-- begin --

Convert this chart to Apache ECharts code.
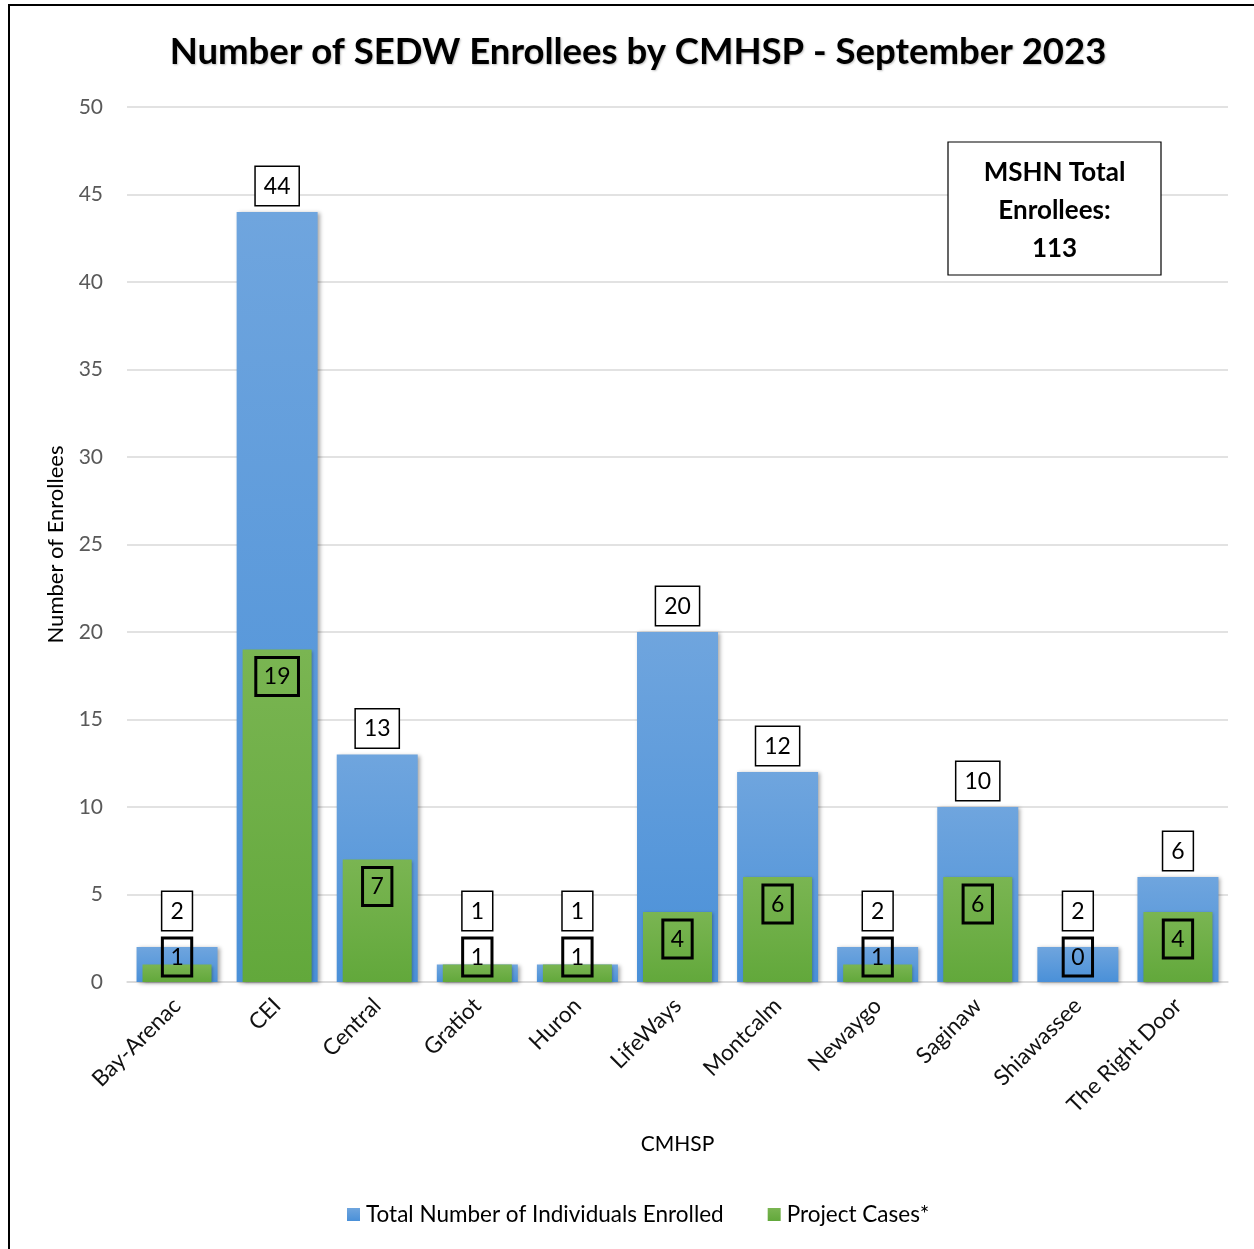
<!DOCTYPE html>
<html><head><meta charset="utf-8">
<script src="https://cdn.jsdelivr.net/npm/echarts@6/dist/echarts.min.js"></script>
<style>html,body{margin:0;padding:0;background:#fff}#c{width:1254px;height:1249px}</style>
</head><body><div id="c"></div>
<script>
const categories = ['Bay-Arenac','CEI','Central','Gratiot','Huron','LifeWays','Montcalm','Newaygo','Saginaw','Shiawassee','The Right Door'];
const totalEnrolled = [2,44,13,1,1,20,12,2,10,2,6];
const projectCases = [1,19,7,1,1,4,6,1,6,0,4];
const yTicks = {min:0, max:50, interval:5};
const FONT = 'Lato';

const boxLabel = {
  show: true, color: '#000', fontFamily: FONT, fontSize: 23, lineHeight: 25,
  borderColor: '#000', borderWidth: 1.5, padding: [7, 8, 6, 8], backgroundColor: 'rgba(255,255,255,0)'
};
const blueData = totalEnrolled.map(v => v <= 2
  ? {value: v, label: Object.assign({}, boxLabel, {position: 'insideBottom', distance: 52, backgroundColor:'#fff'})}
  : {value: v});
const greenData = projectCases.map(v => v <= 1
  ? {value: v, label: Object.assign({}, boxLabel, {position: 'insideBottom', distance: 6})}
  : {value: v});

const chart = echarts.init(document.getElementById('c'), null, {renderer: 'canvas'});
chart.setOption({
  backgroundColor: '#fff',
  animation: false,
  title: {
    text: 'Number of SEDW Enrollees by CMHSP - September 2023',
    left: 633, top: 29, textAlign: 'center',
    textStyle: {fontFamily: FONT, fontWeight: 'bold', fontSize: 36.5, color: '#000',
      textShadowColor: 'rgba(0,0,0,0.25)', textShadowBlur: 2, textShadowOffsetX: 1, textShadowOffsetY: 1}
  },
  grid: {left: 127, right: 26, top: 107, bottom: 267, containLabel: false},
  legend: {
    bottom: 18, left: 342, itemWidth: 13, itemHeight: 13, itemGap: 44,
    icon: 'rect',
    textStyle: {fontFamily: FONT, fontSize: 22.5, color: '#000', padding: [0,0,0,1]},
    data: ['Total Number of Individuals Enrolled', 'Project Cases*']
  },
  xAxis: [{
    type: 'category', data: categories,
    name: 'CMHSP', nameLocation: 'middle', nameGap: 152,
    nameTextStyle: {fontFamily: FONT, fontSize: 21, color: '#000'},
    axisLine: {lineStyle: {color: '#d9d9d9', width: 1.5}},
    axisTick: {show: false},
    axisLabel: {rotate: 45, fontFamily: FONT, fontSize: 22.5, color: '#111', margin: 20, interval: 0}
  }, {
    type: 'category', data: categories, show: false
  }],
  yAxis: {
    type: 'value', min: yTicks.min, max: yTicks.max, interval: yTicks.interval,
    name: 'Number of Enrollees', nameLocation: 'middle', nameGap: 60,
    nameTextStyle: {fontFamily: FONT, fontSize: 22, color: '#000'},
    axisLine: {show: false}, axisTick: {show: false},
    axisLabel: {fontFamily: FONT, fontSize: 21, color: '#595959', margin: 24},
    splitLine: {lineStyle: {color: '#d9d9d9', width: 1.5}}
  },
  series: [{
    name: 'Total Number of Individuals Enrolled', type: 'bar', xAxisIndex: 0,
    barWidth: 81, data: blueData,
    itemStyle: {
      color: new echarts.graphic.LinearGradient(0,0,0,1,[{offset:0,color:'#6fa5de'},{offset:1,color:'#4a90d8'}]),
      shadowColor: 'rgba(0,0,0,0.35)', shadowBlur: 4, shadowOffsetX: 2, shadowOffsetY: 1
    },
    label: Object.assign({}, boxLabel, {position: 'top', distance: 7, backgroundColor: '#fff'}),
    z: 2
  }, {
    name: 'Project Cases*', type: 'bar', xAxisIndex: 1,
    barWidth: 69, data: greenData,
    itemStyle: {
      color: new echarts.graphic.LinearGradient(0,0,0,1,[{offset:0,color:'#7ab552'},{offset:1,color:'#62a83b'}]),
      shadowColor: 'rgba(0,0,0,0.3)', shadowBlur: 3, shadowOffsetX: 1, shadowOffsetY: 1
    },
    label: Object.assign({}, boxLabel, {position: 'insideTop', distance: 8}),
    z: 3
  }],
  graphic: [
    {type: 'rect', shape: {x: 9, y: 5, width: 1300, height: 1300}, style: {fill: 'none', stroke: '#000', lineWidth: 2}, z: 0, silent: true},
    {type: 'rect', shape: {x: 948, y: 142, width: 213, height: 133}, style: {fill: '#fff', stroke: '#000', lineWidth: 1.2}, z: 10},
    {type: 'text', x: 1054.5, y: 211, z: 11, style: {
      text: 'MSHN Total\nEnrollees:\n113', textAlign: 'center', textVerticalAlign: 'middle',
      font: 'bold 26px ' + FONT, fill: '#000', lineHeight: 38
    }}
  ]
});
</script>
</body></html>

-- end --

Written problem — From start to finish, output the listing exactly, but omit its pictures.

Response —
Convert this chart to Apache ECharts code.
<!DOCTYPE html>
<html><head><meta charset="utf-8">
<script src="https://cdn.jsdelivr.net/npm/echarts@6/dist/echarts.min.js"></script>
<style>html,body{margin:0;padding:0;background:#fff}#c{width:1254px;height:1249px}</style>
</head><body><div id="c"></div>
<script>
const categories = ['Bay-Arenac','CEI','Central','Gratiot','Huron','LifeWays','Montcalm','Newaygo','Saginaw','Shiawassee','The Right Door'];
const totalEnrolled = [2,44,13,1,1,20,12,2,10,2,6];
const projectCases = [1,19,7,1,1,4,6,1,6,0,4];
const yTicks = {min:0, max:50, interval:5};
const FONT = 'Lato';

const boxLabel = {
  show: true, color: '#000', fontFamily: FONT, fontSize: 23, lineHeight: 25,
  borderColor: '#000', borderWidth: 1.5, padding: [7, 8, 6, 8], backgroundColor: 'rgba(255,255,255,0)'
};
const blueData = totalEnrolled.map(v => v <= 2
  ? {value: v, label: Object.assign({}, boxLabel, {position: 'insideBottom', distance: 52, backgroundColor:'#fff'})}
  : {value: v});
const greenData = projectCases.map(v => v <= 1
  ? {value: v, label: Object.assign({}, boxLabel, {position: 'insideBottom', distance: 6})}
  : {value: v});

const chart = echarts.init(document.getElementById('c'), null, {renderer: 'canvas'});
chart.setOption({
  backgroundColor: '#fff',
  animation: false,
  title: {
    text: 'Number of SEDW Enrollees by CMHSP - September 2023',
    left: 633, top: 29, textAlign: 'center',
    textStyle: {fontFamily: FONT, fontWeight: 'bold', fontSize: 36.5, color: '#000',
      textShadowColor: 'rgba(0,0,0,0.25)', textShadowBlur: 2, textShadowOffsetX: 1, textShadowOffsetY: 1}
  },
  grid: {left: 127, right: 26, top: 107, bottom: 267, containLabel: false},
  legend: {
    bottom: 18, left: 342, itemWidth: 13, itemHeight: 13, itemGap: 44,
    icon: 'rect',
    textStyle: {fontFamily: FONT, fontSize: 22.5, color: '#000', padding: [0,0,0,1]},
    data: ['Total Number of Individuals Enrolled', 'Project Cases*']
  },
  xAxis: [{
    type: 'category', data: categories,
    name: 'CMHSP', nameLocation: 'middle', nameGap: 152,
    nameTextStyle: {fontFamily: FONT, fontSize: 21, color: '#000'},
    axisLine: {lineStyle: {color: '#d9d9d9', width: 1.5}},
    axisTick: {show: false},
    axisLabel: {rotate: 45, fontFamily: FONT, fontSize: 22.5, color: '#111', margin: 20, interval: 0}
  }, {
    type: 'category', data: categories, show: false
  }],
  yAxis: {
    type: 'value', min: yTicks.min, max: yTicks.max, interval: yTicks.interval,
    name: 'Number of Enrollees', nameLocation: 'middle', nameGap: 60,
    nameTextStyle: {fontFamily: FONT, fontSize: 22, color: '#000'},
    axisLine: {show: false}, axisTick: {show: false},
    axisLabel: {fontFamily: FONT, fontSize: 21, color: '#595959', margin: 24},
    splitLine: {lineStyle: {color: '#d9d9d9', width: 1.5}}
  },
  series: [{
    name: 'Total Number of Individuals Enrolled', type: 'bar', xAxisIndex: 0,
    barWidth: 81, data: blueData,
    itemStyle: {
      color: new echarts.graphic.LinearGradient(0,0,0,1,[{offset:0,color:'#6fa5de'},{offset:1,color:'#4a90d8'}]),
      shadowColor: 'rgba(0,0,0,0.35)', shadowBlur: 4, shadowOffsetX: 2, shadowOffsetY: 1
    },
    label: Object.assign({}, boxLabel, {position: 'top', distance: 7, backgroundColor: '#fff'}),
    z: 2
  }, {
    name: 'Project Cases*', type: 'bar', xAxisIndex: 1,
    barWidth: 69, data: greenData,
    itemStyle: {
      color: new echarts.graphic.LinearGradient(0,0,0,1,[{offset:0,color:'#7ab552'},{offset:1,color:'#62a83b'}]),
      shadowColor: 'rgba(0,0,0,0.3)', shadowBlur: 3, shadowOffsetX: 1, shadowOffsetY: 1
    },
    label: Object.assign({}, boxLabel, {position: 'insideTop', distance: 8}),
    z: 3
  }],
  graphic: [
    {type: 'rect', shape: {x: 9, y: 5, width: 1300, height: 1300}, style: {fill: 'none', stroke: '#000', lineWidth: 2}, z: 0, silent: true},
    {type: 'rect', shape: {x: 948, y: 142, width: 213, height: 133}, style: {fill: '#fff', stroke: '#000', lineWidth: 1.2}, z: 10},
    {type: 'text', x: 1054.5, y: 211, z: 11, style: {
      text: 'MSHN Total\nEnrollees:\n113', textAlign: 'center', textVerticalAlign: 'middle',
      font: 'bold 26px ' + FONT, fill: '#000', lineHeight: 38
    }}
  ]
});
</script>
</body></html>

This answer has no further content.